Lilly’s own writings, despite this context, set his work with dolphins apart from the popular scientific norm. Rather than using animals to bolster ideas of the ‘proper’ human subject as creative, white, male and carnivorous, Lilly emphasises the human’s own implication within complex ecological systems: the human is a ‘participant observer, a participant in his own society, and a participant in the ecology of the planet Earth.’ While, as D. Graham Burnett remarks, Lilly’s desire to communicate with dolphins using language falls firmly under the remit of ‘groovy science,’ it also represents a respect for types of knowledge unassimilable within rationalist and humanist structures of meaning. Dolphins, for Lilly, possess ‘Their [own] realities, defined in their own terms.’ Humans, after establishing communication with dolphins, should formulate ‘New interspecies laws, agreements, and interspecies treaties […] in cooperation with the cetaceans.’
The question must be posed: to what extent does Lilly’s work simply reproduce, in a different form, the kinds of violent knowledge practices commonly found in studies of animal behaviour? Despite his respect for dolphin intelligence, Lilly’s experiments rendered his dolphin subjects as bodies to be confined, studied, and dissected in the pursuit of interspecies knowledge. One experiment, in which Peter the dolphin lived in the flooded house of researcher Margaret Howe Lovatt, became embroiled in sensationalist accounts of interspecies sexuality (see Maria Lux’s art installation ‘Playing House’ (2018) Playing House – marialux.net). Additionally, Lilly’s focus on the brain size, intellectual capabilities and minds of dolphins casts his work in a troublingly transhumanist light: dolphins, in this sense, function as technologies that could unlock ways in which to augment the potentials of human ‘capability.’

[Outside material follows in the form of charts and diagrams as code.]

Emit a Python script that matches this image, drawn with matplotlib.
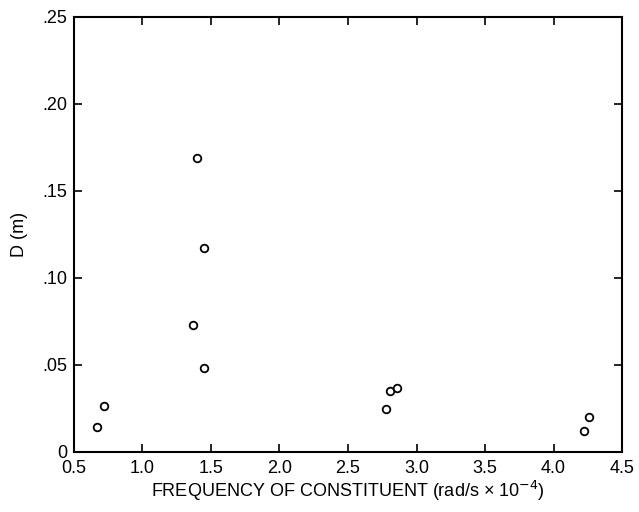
import matplotlib
matplotlib.use("Agg")
import matplotlib.pyplot as plt

freq = [0.67, 0.72, 1.40, 1.45, 1.37, 1.45, 2.78, 2.81, 2.86, 4.22, 4.26]
D = [0.0144, 0.0264, 0.169, 0.117, 0.073, 0.048, 0.0247, 0.035, 0.037, 0.012, 0.020]
xticks = [0.5, 1.0, 1.5, 2.0, 2.5, 3.0, 3.5, 4.0, 4.5]
xticklabels = ["0.5", "1.0", "1.5", "2.0", "2.5", "3.0", "3.5", "4.0", "4.5"]
yticks = [0, 0.05, 0.10, 0.15, 0.20, 0.25]
yticklabels = ["0", ".05", ".10", ".15", ".20", ".25"]

plt.rcParams['font.family'] = ['Liberation Sans', 'DejaVu Sans']
fig = plt.figure(figsize=(6.39, 5.12), dpi=100)
ax = fig.add_axes([0.1158, 0.1172, 0.8576, 0.8496])
ax.scatter(freq, D, s=30, facecolors='white', edgecolors='black', linewidths=1.3, zorder=3)
ax.set_xlim(0.5, 4.5)
ax.set_ylim(0, 0.25)
ax.set_xticks(xticks)
ax.set_xticklabels(xticklabels)
ax.set_yticks(yticks)
ax.set_yticklabels(yticklabels)
ax.tick_params(direction='in', top=True, right=True, length=6, width=1.2, labelsize=13)
ax.tick_params(axis='x', pad=6)
ax.tick_params(axis='y', pad=5)
for s in ax.spines.values():
    s.set_linewidth(1.5)
ax.set_xlabel("FREQUENCY OF CONSTITUENT (rad/s \u00d7 10$^{-4}$)", fontsize=13, labelpad=1)
ax.set_ylabel("D (m)", fontsize=13, labelpad=10)
fig.savefig("out.png", dpi=100)
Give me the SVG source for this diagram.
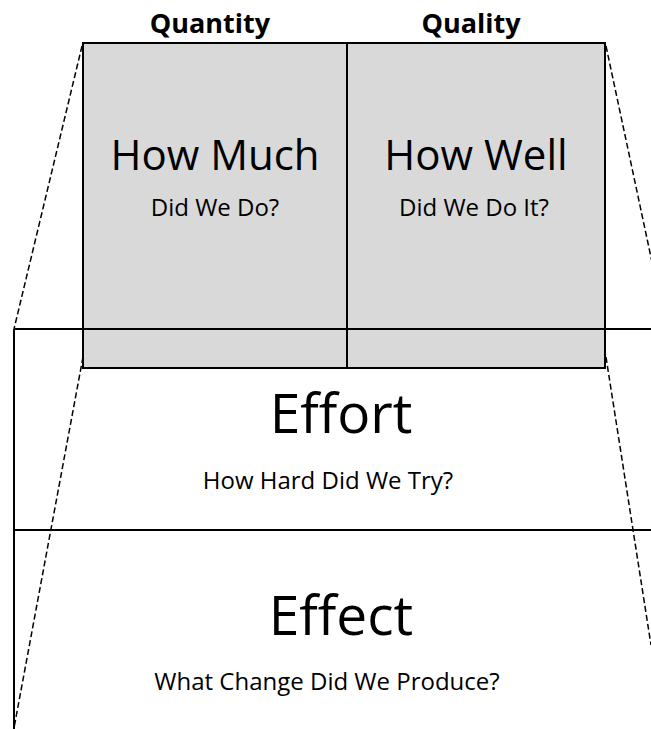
<svg xmlns="http://www.w3.org/2000/svg" width="651" height="729" viewBox="0 0 651 729">
<style>
.ln{stroke:#000;stroke-width:2;fill:none}
.ds{stroke:#000;stroke-width:1.5;fill:none;stroke-dasharray:6 3}
.box{fill:#d9d9d9;stroke:#000;stroke-width:2}
text{font-family:"Open Sans","Liberation Sans",sans-serif;fill:#000;text-anchor:middle}
.hd{font-weight:bold;font-size:27px}
.big{font-size:42px}
.sub{font-size:24px}
.huge{font-size:55px}
</style>
<rect width="651" height="729" fill="#fff"/>
<g id="quantity-cell">
<rect class="box" x="83" y="43" width="264" height="325"/>
<text class="big" x="215" y="170">How Much</text>
<text class="sub" x="215" y="216">Did We Do?</text>
</g>
<g id="quality-cell">
<rect class="box" x="347" y="43" width="258" height="325"/>
<text class="big" x="476" y="170">How Well</text>
<text class="sub" x="474" y="216">Did We Do It?</text>
</g>
<g id="headers">
<text class="hd" x="210" y="33">Quantity</text>
<text class="hd" x="471" y="33">Quality</text>
</g>
<g id="effort">
<text class="huge" x="341" y="433">Effort</text>
<text class="sub" x="328" y="489">How Hard Did We Try?</text>
</g>
<g id="effect">
<text class="huge" x="341" y="635">Effect</text>
<text class="sub" x="327" y="690">What Change Did We Produce?</text>
</g>
<g id="connectors">
<line class="ln" x1="14" y1="329" x2="651" y2="329"/>
<line class="ln" x1="14" y1="530" x2="651" y2="530"/>
<line class="ln" x1="14" y1="329" x2="14" y2="729"/>
<line class="ds" x1="82" y1="46" x2="14" y2="329"/>
<line class="ds" x1="83" y1="357" x2="14" y2="728"/>
<line class="ds" x1="606" y1="46" x2="652" y2="262"/>
<line class="ds" x1="606" y1="357" x2="651" y2="645"/>
</g>
</svg>
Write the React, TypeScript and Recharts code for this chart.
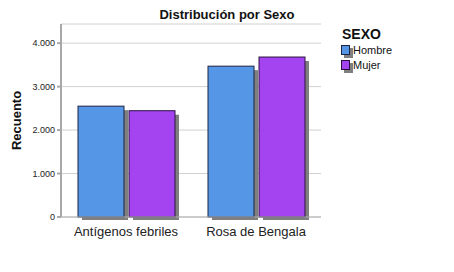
import { BarChart, Bar, XAxis, YAxis, CartesianGrid } from 'recharts';

const categories = ['Antígenos febriles', 'Rosa de Bengala'];
const hombre = [2550, 3470];
const mujer = [2445, 3680];
const seriesNames = ['Hombre', 'Mujer'];
const yTicks = [0, 1000, 2000, 3000, 4000];

const data = categories.map((c, i) => ({ name: c, Hombre: hombre[i], Mujer: mujer[i] }));

const COLORS = ['#5596e6', '#a444f0'];
const STROKES = ['#1c2440', '#2a1040'];
const FONT = 'Arial, "Liberation Sans", sans-serif';

const fmt = (v: number) => v.toLocaleString('de-DE');

const shadowBar = (fill: string, stroke: string) => (props: any) => {
  const { x, y, width, height } = props;
  return (
    <g>
      <rect x={x + 4} y={y + 4} width={width} height={height - 1} fill="#7f7f7f" />
      <rect x={x} y={y} width={width} height={height} fill={fill} stroke={stroke} strokeWidth={1} />
    </g>
  );
};

const LegendBox = () => (
  <div style={{ position: 'absolute', left: 341, top: 26, fontFamily: FONT, color: '#111' }}>
    <div style={{ fontWeight: 'bold', fontSize: 14, marginLeft: 1, marginBottom: 3 }}>SEXO</div>
    {seriesNames.map((n, i) => (
      <div key={n} style={{ position: 'relative', height: 15, fontSize: 11 }}>
        <div style={{ position: 'absolute', left: 3, top: 3, width: 9, height: 10, background: '#7f7f7f' }} />
        <div style={{ position: 'absolute', left: 0, top: 0, width: 9, height: 10, background: COLORS[i], border: `1px solid ${STROKES[i]}`, boxSizing: 'border-box' }} />
        <span style={{ position: 'absolute', left: 12, top: -1 }}>{n}</span>
      </div>
    ))}
  </div>
);

export default function App() {
  return (
    <div style={{ position: 'absolute', left: 0, top: 0, width: 454, height: 272, background: '#fff' }}>
      <div style={{ position: 'absolute', left: 0, width: 454, top: 7, textAlign: 'center', fontFamily: FONT, fontWeight: 'bold', fontSize: 13, color: '#111' }}>
        Distribución por Sexo
      </div>
      <BarChart
        width={454}
        height={272}
        data={data}
        margin={{ top: 24, right: 133, bottom: 0, left: 0 }}
        barGap={5}
        barCategoryGap={17}
      >
        <CartesianGrid horizontal vertical={false} stroke="#d0d0d0" />
        <XAxis
          dataKey="name"
          height={55}
          stroke="#b0b0b0"
          tickLine={false}
          interval={0}
          tick={{ fontSize: 13, fill: '#222', fontFamily: FONT }}
          tickMargin={4}
        />
        <YAxis
          width={61}
          domain={[0, 4440]}
          ticks={yTicks}
          tickFormatter={fmt}
          stroke="#a8a8a8"
          strokeWidth={2}
          tickSize={4}
          tick={{ fontSize: 9, fill: '#222', fontFamily: FONT }}
          label={{ value: 'Recuento', angle: -90, position: 'insideLeft', offset: 16, style: { fontSize: 13, fontWeight: 'bold', fill: '#111', fontFamily: FONT, textAnchor: 'middle' } }}
        />
        <Bar dataKey="Hombre" isAnimationActive={false} shape={shadowBar(COLORS[0], STROKES[0])} />
        <Bar dataKey="Mujer" isAnimationActive={false} shape={shadowBar(COLORS[1], STROKES[1])} />
      </BarChart>
      <LegendBox />
    </div>
  );
}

In Philip K. Dick’s novel Dr Bloodmoney (1965), nuclear armageddon leads to the flourishing of ‘brilliant animals,’ as Dick describes them: cats that have developed their own language, dogs that can communicate with humans, and rats that are capable of ‘heroic deed[s].’ Far from reflecting any definitive change in ‘human nature,’ Dick’s brilliant animals occupy an ambivalent position in the narrative, displacing notions of something so straightforwardly universal as ‘human’ as a measure of ability. Dick’s character Stuart McConchie remarks that ‘Our relationship […] is different with animals now. It’s much closer; there isn’t the great gap between us and them that there was.’ In much the same vein, Lilly’s dolphins herald a scientific model no longer dependent upon a clear and monolithic separation between human/animal. Simultaneously radically de-anthropocentric and problematically couched in the language of intelligence, Lilly’s work unsettles the roots of behaviourism in favour of an uneasy more-than-human potentiality.